◆ Exercise directions ◆
Write out the material again exactly, please, and omit the pictures.

◆ Collected data ◆
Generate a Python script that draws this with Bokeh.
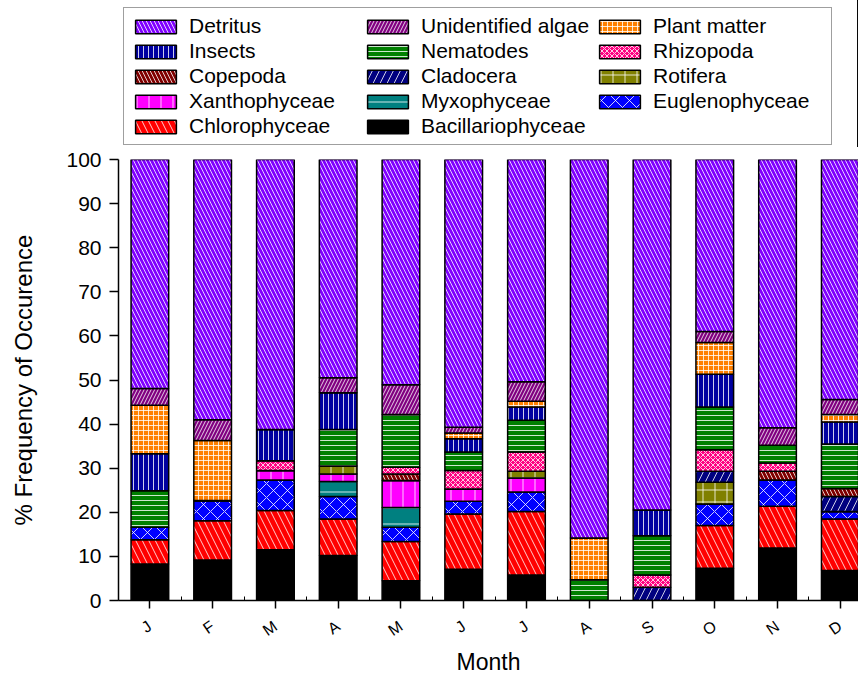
from bokeh.plotting import figure
from bokeh.layouts import column
from bokeh.models import ColumnDataSource, FixedTicker, Legend, LegendItem, Range1d
from bokeh.embed import file_html
from bokeh.resources import INLINE

# ---------------- data ----------------
months = ["J", "F", "M", "A", "M", "J", "J", "A", "S", "O", "N", "D"]
bacillariophyceae = [8.3, 9.2, 11.5, 10.2, 4.5, 7.1, 5.8, 0, 0, 7.3, 11.9, 6.8]
chlorophyceae = [5.5, 8.9, 8.9, 8.3, 8.9, 12.5, 14.4, 0, 0, 9.7, 9.5, 11.7]
euglenophyceae = [2.8, 4.6, 6.9, 5.1, 3.2, 2.9, 4.4, 0, 0, 4.9, 5.9, 1.7]
myxophyceae = [0, 0, 0, 3.4, 4.5, 0, 0, 0, 0, 0, 0, 0]
xanthophyceae = [0, 0, 2.2, 1.7, 6.1, 2.8, 3.2, 0, 0, 0, 0, 0]
rotifera = [0, 0, 0, 1.8, 0, 0, 1.5, 0, 0, 4.9, 0, 0]
cladocera = [0, 0, 0, 0, 0, 0, 0, 0, 3.0, 2.5, 0, 3.4]
copepoda = [0, 0, 0, 0, 1.5, 0, 0, 0, 0, 0, 2.0, 1.8]
rhizopoda = [0, 0, 2.2, 0, 1.5, 4.2, 4.4, 0, 2.8, 4.9, 1.9, 0]
nematodes = [8.3, 0, 0, 8.3, 12.0, 4.2, 7.2, 4.7, 8.9, 9.7, 4.0, 10.1]
insects = [8.4, 0, 7.1, 8.3, 0, 3.0, 3.0, 0, 5.8, 7.4, 0, 5.0]
plant_matter = [11.0, 13.6, 0, 0, 0, 1.3, 1.3, 9.5, 0, 7.2, 0, 1.7]
unidentified_algae = [3.8, 4.7, 0, 3.4, 6.7, 1.3, 4.4, 0, 0, 2.5, 4.0, 3.4]
detritus = [51.9, 59.2, 61.4, 51.0, 51.1, 60.7, 50.8, 85.8, 79.5, 39.0, 60.8, 54.4]
y_ticks = [0, 10, 20, 30, 40, 50, 60, 70, 80, 90, 100]

# stacking order (bottom -> top)
names = ["Bacillariophyceae", "Chlorophyceae", "Euglenophyceae", "Myxophyceae",
         "Xanthophyceae", "Rotifera", "Cladocera", "Copepoda", "Rhizopoda",
         "Nematodes", "Insects", "Plant matter", "Unidentified algae", "Detritus"]
values = [bacillariophyceae, chlorophyceae, euglenophyceae, myxophyceae,
          xanthophyceae, rotifera, cladocera, copepoda, rhizopoda,
          nematodes, insects, plant_matter, unidentified_algae, detritus]

# styles: fill colour, hatch pattern, hatch scale
styles = {
    "Bacillariophyceae": ("#000000", None, 12),
    "Chlorophyceae": ("#FF0000", "\\", 13),
    "Euglenophyceae": ("#0000FF", "x", 14),
    "Myxophyceae": ("#008080", "-", 16),
    "Xanthophyceae": ("#FF00FF", "|", 12),
    "Rotifera": ("#808000", "+", 12),
    "Cladocera": ("#000080", "/", 14),
    "Copepoda": ("#800000", "\\", 8),
    "Rhizopoda": ("#FF0080", "x", 5),
    "Nematodes": ("#008000", "-", 5),
    "Insects": ("#0000A0", "|", 5),
    "Plant matter": ("#FF8000", "+", 5),
    "Unidentified algae": ("#800080", "/", 7),
    "Detritus": ("#8000FF", "\\", 8),
}

legend_order = ["Detritus", "Unidentified algae", "Plant matter",
                "Insects", "Nematodes", "Rhizopoda",
                "Copepoda", "Cladocera", "Rotifera",
                "Xanthophyceae", "Myxophyceae", "Euglenophyceae",
                "Chlorophyceae", "Bacillariophyceae"]

FONT = "Liberation Sans"
W = 858


def style_kw(name):
    color, hatch, scale = styles[name]
    kw = dict(fill_color=color, line_color="black", line_width=1.5)
    if hatch is not None:
        kw.update(hatch_pattern=hatch, hatch_color="white", hatch_scale=scale,
                  hatch_weight=1, hatch_alpha=0.8)
    return kw


xs = list(range(1, len(months) + 1))

# stacked sources
sources = {}
bottom = [0.0] * len(months)
for name, vals in zip(names, values):
    top = [b + v for b, v in zip(bottom, vals)]
    sources[name] = ColumnDataSource(dict(x=xs, bottom=bottom, top=top))
    bottom = top

# ---------------- main chart ----------------
p = figure(width=W, height=531, output_backend="svg", toolbar_location=None,
           x_range=Range1d(0.5, 12.29), y_range=Range1d(0, 100),
           min_border_left=118, min_border_right=0, min_border_top=12,
           min_border_bottom=77)
p.outline_line_color = None
p.xgrid.visible = False
p.ygrid.visible = False

for name in names:
    p.vbar(x="x", bottom="bottom", top="top", width=0.6, source=sources[name],
           **style_kw(name))

p.xaxis.ticker = FixedTicker(ticks=xs, minor_ticks=[x - 0.5 for x in xs])
p.xaxis.major_label_overrides = {x: m for x, m in zip(xs, months)}
p.xaxis.major_label_orientation = 0.6
p.xaxis.major_label_text_font = FONT
p.xaxis.major_label_text_font_size = "16px"
p.xaxis.major_tick_out = 8
p.xaxis.major_tick_in = 0
p.xaxis.minor_tick_in = 4
p.xaxis.minor_tick_out = 0
p.xaxis.major_label_standoff = 16
p.xaxis.axis_label = "Month"
p.xaxis.axis_label_text_font = FONT
p.xaxis.axis_label_text_font_size = "23px"
p.xaxis.axis_label_text_font_style = "normal"
p.xaxis.axis_label_standoff = 0
p.xaxis.axis_line_width = 1.5
p.xaxis.major_tick_line_width = 1.5

p.yaxis.ticker = FixedTicker(ticks=y_ticks, minor_ticks=[])
p.yaxis.major_label_text_font = FONT
p.yaxis.major_label_text_font_size = "21px"
p.yaxis.major_tick_out = 9
p.yaxis.major_tick_in = 0
p.yaxis.minor_tick_out = 0
p.yaxis.major_label_standoff = 8
p.yaxis.axis_label = "% Frequency of Occurence"
p.yaxis.axis_label_text_font = FONT
p.yaxis.axis_label_text_font_size = "24px"
p.yaxis.axis_label_text_font_style = "normal"
p.yaxis.axis_label_standoff = 26
p.yaxis.axis_line_width = 1.5
p.yaxis.major_tick_line_width = 1.5

for ax in (p.xaxis[0], p.yaxis[0]):
    ax.axis_line_color = "black"
    ax.major_tick_line_color = "black"
    ax.minor_tick_line_color = "black"
    ax.major_label_text_color = "black"
    ax.axis_label_text_color = "black"

# ---------------- legend strip ----------------
# same bars, drawn off-view (x range far from data) only to feed legend glyphs
lf = figure(width=W, height=147, output_backend="svg", toolbar_location=None,
            x_range=Range1d(-20, -19), y_range=Range1d(0, 1), min_border=0,
            x_axis_location=None, y_axis_location=None)
lf.xgrid.visible = False
lf.ygrid.visible = False
lf.outline_line_color = None

items = []
for name in legend_order:
    r = lf.vbar(x="x", bottom="bottom", top="top", width=0.6,
                source=sources[name], **style_kw(name))
    items.append(LegendItem(label=name, renderers=[r]))

legend = Legend(items=items, location=(5, 2), orientation="horizontal",
                ncols=3, label_text_font=FONT, label_text_font_size="21px",
                glyph_width=51, glyph_height=17, label_standoff=8, spacing=1,
                label_width=172, padding=6, margin=0,
                border_line_color="#404040", border_line_width=1.5,
                background_fill_color="white", background_fill_alpha=1.0,
                label_text_color="black")
lf.add_layout(legend, "center")

layout = column(lf, p, spacing=0)
open("out.html", "w").write(file_html(layout, INLINE))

◆ Task answer ◆
Generate a Python script that draws this with Bokeh.
from bokeh.plotting import figure
from bokeh.layouts import column
from bokeh.models import ColumnDataSource, FixedTicker, Legend, LegendItem, Range1d
from bokeh.embed import file_html
from bokeh.resources import INLINE

# ---------------- data ----------------
months = ["J", "F", "M", "A", "M", "J", "J", "A", "S", "O", "N", "D"]
bacillariophyceae = [8.3, 9.2, 11.5, 10.2, 4.5, 7.1, 5.8, 0, 0, 7.3, 11.9, 6.8]
chlorophyceae = [5.5, 8.9, 8.9, 8.3, 8.9, 12.5, 14.4, 0, 0, 9.7, 9.5, 11.7]
euglenophyceae = [2.8, 4.6, 6.9, 5.1, 3.2, 2.9, 4.4, 0, 0, 4.9, 5.9, 1.7]
myxophyceae = [0, 0, 0, 3.4, 4.5, 0, 0, 0, 0, 0, 0, 0]
xanthophyceae = [0, 0, 2.2, 1.7, 6.1, 2.8, 3.2, 0, 0, 0, 0, 0]
rotifera = [0, 0, 0, 1.8, 0, 0, 1.5, 0, 0, 4.9, 0, 0]
cladocera = [0, 0, 0, 0, 0, 0, 0, 0, 3.0, 2.5, 0, 3.4]
copepoda = [0, 0, 0, 0, 1.5, 0, 0, 0, 0, 0, 2.0, 1.8]
rhizopoda = [0, 0, 2.2, 0, 1.5, 4.2, 4.4, 0, 2.8, 4.9, 1.9, 0]
nematodes = [8.3, 0, 0, 8.3, 12.0, 4.2, 7.2, 4.7, 8.9, 9.7, 4.0, 10.1]
insects = [8.4, 0, 7.1, 8.3, 0, 3.0, 3.0, 0, 5.8, 7.4, 0, 5.0]
plant_matter = [11.0, 13.6, 0, 0, 0, 1.3, 1.3, 9.5, 0, 7.2, 0, 1.7]
unidentified_algae = [3.8, 4.7, 0, 3.4, 6.7, 1.3, 4.4, 0, 0, 2.5, 4.0, 3.4]
detritus = [51.9, 59.2, 61.4, 51.0, 51.1, 60.7, 50.8, 85.8, 79.5, 39.0, 60.8, 54.4]
y_ticks = [0, 10, 20, 30, 40, 50, 60, 70, 80, 90, 100]

# stacking order (bottom -> top)
names = ["Bacillariophyceae", "Chlorophyceae", "Euglenophyceae", "Myxophyceae",
         "Xanthophyceae", "Rotifera", "Cladocera", "Copepoda", "Rhizopoda",
         "Nematodes", "Insects", "Plant matter", "Unidentified algae", "Detritus"]
values = [bacillariophyceae, chlorophyceae, euglenophyceae, myxophyceae,
          xanthophyceae, rotifera, cladocera, copepoda, rhizopoda,
          nematodes, insects, plant_matter, unidentified_algae, detritus]

# styles: fill colour, hatch pattern, hatch scale
styles = {
    "Bacillariophyceae": ("#000000", None, 12),
    "Chlorophyceae": ("#FF0000", "\\", 13),
    "Euglenophyceae": ("#0000FF", "x", 14),
    "Myxophyceae": ("#008080", "-", 16),
    "Xanthophyceae": ("#FF00FF", "|", 12),
    "Rotifera": ("#808000", "+", 12),
    "Cladocera": ("#000080", "/", 14),
    "Copepoda": ("#800000", "\\", 8),
    "Rhizopoda": ("#FF0080", "x", 5),
    "Nematodes": ("#008000", "-", 5),
    "Insects": ("#0000A0", "|", 5),
    "Plant matter": ("#FF8000", "+", 5),
    "Unidentified algae": ("#800080", "/", 7),
    "Detritus": ("#8000FF", "\\", 8),
}

legend_order = ["Detritus", "Unidentified algae", "Plant matter",
                "Insects", "Nematodes", "Rhizopoda",
                "Copepoda", "Cladocera", "Rotifera",
                "Xanthophyceae", "Myxophyceae", "Euglenophyceae",
                "Chlorophyceae", "Bacillariophyceae"]

FONT = "Liberation Sans"
W = 858


def style_kw(name):
    color, hatch, scale = styles[name]
    kw = dict(fill_color=color, line_color="black", line_width=1.5)
    if hatch is not None:
        kw.update(hatch_pattern=hatch, hatch_color="white", hatch_scale=scale,
                  hatch_weight=1, hatch_alpha=0.8)
    return kw


xs = list(range(1, len(months) + 1))

# stacked sources
sources = {}
bottom = [0.0] * len(months)
for name, vals in zip(names, values):
    top = [b + v for b, v in zip(bottom, vals)]
    sources[name] = ColumnDataSource(dict(x=xs, bottom=bottom, top=top))
    bottom = top

# ---------------- main chart ----------------
p = figure(width=W, height=531, output_backend="svg", toolbar_location=None,
           x_range=Range1d(0.5, 12.29), y_range=Range1d(0, 100),
           min_border_left=118, min_border_right=0, min_border_top=12,
           min_border_bottom=77)
p.outline_line_color = None
p.xgrid.visible = False
p.ygrid.visible = False

for name in names:
    p.vbar(x="x", bottom="bottom", top="top", width=0.6, source=sources[name],
           **style_kw(name))

p.xaxis.ticker = FixedTicker(ticks=xs, minor_ticks=[x - 0.5 for x in xs])
p.xaxis.major_label_overrides = {x: m for x, m in zip(xs, months)}
p.xaxis.major_label_orientation = 0.6
p.xaxis.major_label_text_font = FONT
p.xaxis.major_label_text_font_size = "16px"
p.xaxis.major_tick_out = 8
p.xaxis.major_tick_in = 0
p.xaxis.minor_tick_in = 4
p.xaxis.minor_tick_out = 0
p.xaxis.major_label_standoff = 16
p.xaxis.axis_label = "Month"
p.xaxis.axis_label_text_font = FONT
p.xaxis.axis_label_text_font_size = "23px"
p.xaxis.axis_label_text_font_style = "normal"
p.xaxis.axis_label_standoff = 0
p.xaxis.axis_line_width = 1.5
p.xaxis.major_tick_line_width = 1.5

p.yaxis.ticker = FixedTicker(ticks=y_ticks, minor_ticks=[])
p.yaxis.major_label_text_font = FONT
p.yaxis.major_label_text_font_size = "21px"
p.yaxis.major_tick_out = 9
p.yaxis.major_tick_in = 0
p.yaxis.minor_tick_out = 0
p.yaxis.major_label_standoff = 8
p.yaxis.axis_label = "% Frequency of Occurence"
p.yaxis.axis_label_text_font = FONT
p.yaxis.axis_label_text_font_size = "24px"
p.yaxis.axis_label_text_font_style = "normal"
p.yaxis.axis_label_standoff = 26
p.yaxis.axis_line_width = 1.5
p.yaxis.major_tick_line_width = 1.5

for ax in (p.xaxis[0], p.yaxis[0]):
    ax.axis_line_color = "black"
    ax.major_tick_line_color = "black"
    ax.minor_tick_line_color = "black"
    ax.major_label_text_color = "black"
    ax.axis_label_text_color = "black"

# ---------------- legend strip ----------------
# same bars, drawn off-view (x range far from data) only to feed legend glyphs
lf = figure(width=W, height=147, output_backend="svg", toolbar_location=None,
            x_range=Range1d(-20, -19), y_range=Range1d(0, 1), min_border=0,
            x_axis_location=None, y_axis_location=None)
lf.xgrid.visible = False
lf.ygrid.visible = False
lf.outline_line_color = None

items = []
for name in legend_order:
    r = lf.vbar(x="x", bottom="bottom", top="top", width=0.6,
                source=sources[name], **style_kw(name))
    items.append(LegendItem(label=name, renderers=[r]))

legend = Legend(items=items, location=(5, 2), orientation="horizontal",
                ncols=3, label_text_font=FONT, label_text_font_size="21px",
                glyph_width=51, glyph_height=17, label_standoff=8, spacing=1,
                label_width=172, padding=6, margin=0,
                border_line_color="#404040", border_line_width=1.5,
                background_fill_color="white", background_fill_alpha=1.0,
                label_text_color="black")
lf.add_layout(legend, "center")

layout = column(lf, p, spacing=0)
open("out.html", "w").write(file_html(layout, INLINE))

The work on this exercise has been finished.